通过对波场的时间二阶积分运算以增强地震数据中的低频成分,提出了一种可有效减小对初始速度模型依赖性的地震数据全波形反演方法—时间二阶积分波场的全波形反演方法.根据散射理论中的散射波场传播方程,推导出时间二阶积分散射波场的传播方程,再利用一阶Born近似对时间二阶积分散射波场传播方程进行线性化.在时间二阶积分散射波场传播方程的基础上,利用散射波场反演地下散射源分布,再利用波场模拟的方法构建地下入射波场,然后根据时间二阶积分散射波场线性传播方程中散射波场与入射波场、速度扰动间的线性关系,应用类似偏移成像的公式得到速度扰动的估计,以此建立时间二阶积分波场的全波形迭代反演方法.最后把时间二阶积分波场的全波形反演结果作为常规全波形反演的初始模型可有效地减小地震波场全波形反演对初始模型的依赖性.应用于Marmousi模型的全频带合成数据和缺失4Hz以下频谱成分的缺低频合成数据验证所提出的全波形反演方法的正确性和有效性,数值试验显示缺失4Hz以下频谱成分数据的反演结果与全频带数据的反演结果没有明显差异.

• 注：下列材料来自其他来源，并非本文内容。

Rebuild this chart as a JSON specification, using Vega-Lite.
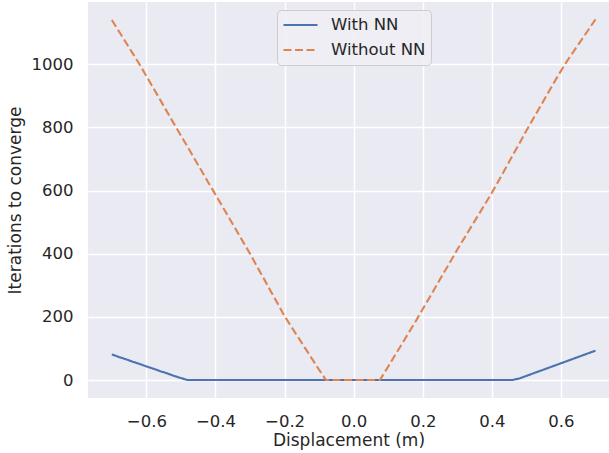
{
  "$schema": "https://vega.github.io/schema/vega-lite/v6.json",
  "width": 521,
  "height": 396,
  "autosize": {"type": "none"},
  "padding": {"left": 88, "top": 2, "right": 0, "bottom": 55},
  "background": "white",
  "config": {
    "font": "DejaVu Sans",
    "view": {"fill": "#EAEAF2", "stroke": null},
    "axis": {
      "domain": false,
      "ticks": false,
      "tickSize": 0,
      "grid": true,
      "gridColor": "white",
      "gridWidth": 1.4,
      "labelFont": "DejaVu Sans",
      "labelFontSize": 16.5,
      "labelColor": "#262626",
      "titleFont": "DejaVu Sans",
      "titleFontSize": 17,
      "titleFontWeight": "normal",
      "titleColor": "#262626"
    },
    "legend": {
      "labelFont": "DejaVu Sans",
      "labelFontSize": 16.5,
      "labelColor": "#262626"
    }
  },
  "data": {
    "values": [
      {"x": -0.70, "it": 81, "s": "With NN"},
      {"x": -0.68, "it": 73, "s": "With NN"},
      {"x": -0.66, "it": 66, "s": "With NN"},
      {"x": -0.64, "it": 58, "s": "With NN"},
      {"x": -0.62, "it": 51, "s": "With NN"},
      {"x": -0.60, "it": 43, "s": "With NN"},
      {"x": -0.58, "it": 36, "s": "With NN"},
      {"x": -0.56, "it": 28, "s": "With NN"},
      {"x": -0.54, "it": 21, "s": "With NN"},
      {"x": -0.52, "it": 13, "s": "With NN"},
      {"x": -0.50, "it": 6, "s": "With NN"},
      {"x": -0.48, "it": 0, "s": "With NN"},
      {"x": -0.40, "it": 0, "s": "With NN"},
      {"x": -0.20, "it": 0, "s": "With NN"},
      {"x": 0.00, "it": 0, "s": "With NN"},
      {"x": 0.20, "it": 0, "s": "With NN"},
      {"x": 0.40, "it": 0, "s": "With NN"},
      {"x": 0.46, "it": 0, "s": "With NN"},
      {"x": 0.48, "it": 5, "s": "With NN"},
      {"x": 0.50, "it": 13, "s": "With NN"},
      {"x": 0.52, "it": 21, "s": "With NN"},
      {"x": 0.54, "it": 29, "s": "With NN"},
      {"x": 0.56, "it": 37, "s": "With NN"},
      {"x": 0.58, "it": 45, "s": "With NN"},
      {"x": 0.60, "it": 53, "s": "With NN"},
      {"x": 0.62, "it": 61, "s": "With NN"},
      {"x": 0.64, "it": 69, "s": "With NN"},
      {"x": 0.66, "it": 77, "s": "With NN"},
      {"x": 0.68, "it": 85, "s": "With NN"},
      {"x": 0.70, "it": 93, "s": "With NN"},
      {"x": -0.70, "it": 1140, "s": "Without NN"},
      {"x": -0.68, "it": 1105, "s": "Without NN"},
      {"x": -0.66, "it": 1070, "s": "Without NN"},
      {"x": -0.64, "it": 1035, "s": "Without NN"},
      {"x": -0.62, "it": 1000, "s": "Without NN"},
      {"x": -0.60, "it": 962, "s": "Without NN"},
      {"x": -0.58, "it": 925, "s": "Without NN"},
      {"x": -0.56, "it": 887, "s": "Without NN"},
      {"x": -0.54, "it": 849, "s": "Without NN"},
      {"x": -0.52, "it": 811, "s": "Without NN"},
      {"x": -0.50, "it": 774, "s": "Without NN"},
      {"x": -0.48, "it": 737, "s": "Without NN"},
      {"x": -0.46, "it": 699, "s": "Without NN"},
      {"x": -0.44, "it": 662, "s": "Without NN"},
      {"x": -0.42, "it": 624, "s": "Without NN"},
      {"x": -0.40, "it": 587, "s": "Without NN"},
      {"x": -0.38, "it": 550, "s": "Without NN"},
      {"x": -0.36, "it": 512, "s": "Without NN"},
      {"x": -0.34, "it": 475, "s": "Without NN"},
      {"x": -0.32, "it": 437, "s": "Without NN"},
      {"x": -0.30, "it": 400, "s": "Without NN"},
      {"x": -0.28, "it": 360, "s": "Without NN"},
      {"x": -0.26, "it": 321, "s": "Without NN"},
      {"x": -0.24, "it": 281, "s": "Without NN"},
      {"x": -0.22, "it": 242, "s": "Without NN"},
      {"x": -0.20, "it": 202, "s": "Without NN"},
      {"x": -0.18, "it": 168, "s": "Without NN"},
      {"x": -0.16, "it": 134, "s": "Without NN"},
      {"x": -0.14, "it": 100, "s": "Without NN"},
      {"x": -0.12, "it": 66, "s": "Without NN"},
      {"x": -0.10, "it": 32, "s": "Without NN"},
      {"x": -0.08, "it": 0, "s": "Without NN"},
      {"x": -0.04, "it": 0, "s": "Without NN"},
      {"x": 0.00, "it": 0, "s": "Without NN"},
      {"x": 0.04, "it": 0, "s": "Without NN"},
      {"x": 0.076, "it": 0, "s": "Without NN"},
      {"x": 0.08, "it": 7, "s": "Without NN"},
      {"x": 0.10, "it": 43, "s": "Without NN"},
      {"x": 0.12, "it": 79, "s": "Without NN"},
      {"x": 0.14, "it": 115, "s": "Without NN"},
      {"x": 0.16, "it": 151, "s": "Without NN"},
      {"x": 0.18, "it": 187, "s": "Without NN"},
      {"x": 0.20, "it": 225, "s": "Without NN"},
      {"x": 0.22, "it": 262, "s": "Without NN"},
      {"x": 0.24, "it": 300, "s": "Without NN"},
      {"x": 0.26, "it": 338, "s": "Without NN"},
      {"x": 0.28, "it": 375, "s": "Without NN"},
      {"x": 0.30, "it": 413, "s": "Without NN"},
      {"x": 0.32, "it": 449, "s": "Without NN"},
      {"x": 0.34, "it": 485, "s": "Without NN"},
      {"x": 0.36, "it": 521, "s": "Without NN"},
      {"x": 0.38, "it": 557, "s": "Without NN"},
      {"x": 0.40, "it": 593, "s": "Without NN"},
      {"x": 0.42, "it": 632, "s": "Without NN"},
      {"x": 0.44, "it": 671, "s": "Without NN"},
      {"x": 0.46, "it": 711, "s": "Without NN"},
      {"x": 0.48, "it": 750, "s": "Without NN"},
      {"x": 0.50, "it": 790, "s": "Without NN"},
      {"x": 0.52, "it": 828, "s": "Without NN"},
      {"x": 0.54, "it": 866, "s": "Without NN"},
      {"x": 0.56, "it": 904, "s": "Without NN"},
      {"x": 0.58, "it": 942, "s": "Without NN"},
      {"x": 0.60, "it": 979, "s": "Without NN"},
      {"x": 0.62, "it": 1014, "s": "Without NN"},
      {"x": 0.64, "it": 1046, "s": "Without NN"},
      {"x": 0.66, "it": 1078, "s": "Without NN"},
      {"x": 0.68, "it": 1110, "s": "Without NN"},
      {"x": 0.70, "it": 1142, "s": "Without NN"}
    ]
  },
  "mark": {"type": "line", "strokeWidth": 2.1, "clip": true},
  "encoding": {
    "x": {
      "field": "x",
      "type": "quantitative",
      "scale": {"domain": [-0.769, 0.739], "nice": false, "zero": false},
      "axis": {
        "title": "Displacement (m)",
        "values": [-0.6, -0.4, -0.2, 0, 0.2, 0.4, 0.6],
        "format": ".1f",
        "labelExpr": "replace(datum.label, '-', '\u2212')",
        "labelPadding": 15,
        "titlePadding": 3
      }
    },
    "y": {
      "field": "it",
      "type": "quantitative",
      "scale": {"domain": [-57, 1197], "nice": false, "zero": false},
      "axis": {
        "title": "Iterations to converge",
        "values": [0, 200, 400, 600, 800, 1000],
        "format": "d",
        "labelPadding": 15,
        "titlePadding": 7
      }
    },
    "color": {
      "field": "s",
      "type": "nominal",
      "scale": {"domain": ["With NN", "Without NN"], "range": ["#4C72B0", "#DD8452"]},
      "legend": {
        "title": null,
        "orient": "none",
        "legendX": 189,
        "legendY": 8,
        "symbolType": "stroke",
        "symbolSize": 1156,
        "symbolStrokeWidth": 2.1,
        "clipHeight": 20,
        "rowPadding": 5,
        "labelOffset": 12,
        "padding": 5,
        "fillColor": "rgba(238,238,244,0.9)",
        "strokeColor": "#cccccc",
        "cornerRadius": 4
      }
    },
    "strokeDash": {
      "field": "s",
      "type": "nominal",
      "scale": {"domain": ["With NN", "Without NN"], "range": [[1, 0], [8, 3.5]]},
      "legend": null
    }
  }
}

Full waveform inversion of the second-order time integral wavefield

We proposed a new full waveform inversion (FWI) method, namely full waveform inversion of the second-order time integral wavefield, by enhancing low-frequency components of seismic data with a second-order time integration to seismic wavefield, which can efficiently reduce the initial model dependence of FWI. According to the propagation equation of scattering wavefield in scattering theory, we derived a propagation equation for the scattering wavefield with second-order time integral, and used the leading order Born approximation for the linearization to the propagation equation. Based on this equation, using the scattering wavefield to inverse the distribution of scattering sources in subsurface, and using wavefield modeling to construct the incident wavefield, and according to the linear relationship between the scattering wavefield and incident wavefield, velocity perturbation in the linear propagation equation for the scattering wavefield with second-order time integral, we applied a formula similar to the imaging formula of migration to estimate velocity perturbation, and established an iterative inversion method for the full waveform inversion of second-order integral wavefield. Applying the inversion result of full waveform inversion of second-order integral wavefield as the initial velocity model for the conventional FWI can efficiently reduce the initial model dependence of FWI. Numerical tests using synthetic data of the Marmousi model demonstrate the validity and feasibility of the proposed method. The final results of the new method can obtain much improved results than the conventional FWI. Furthermore, to test the independence to the seismic frequency-band, we used a low-cut source wavelet (cutting from 4Hz below) to generate the synthetic data. The inversion results by our new method show no appreciable difference from the full-band source results.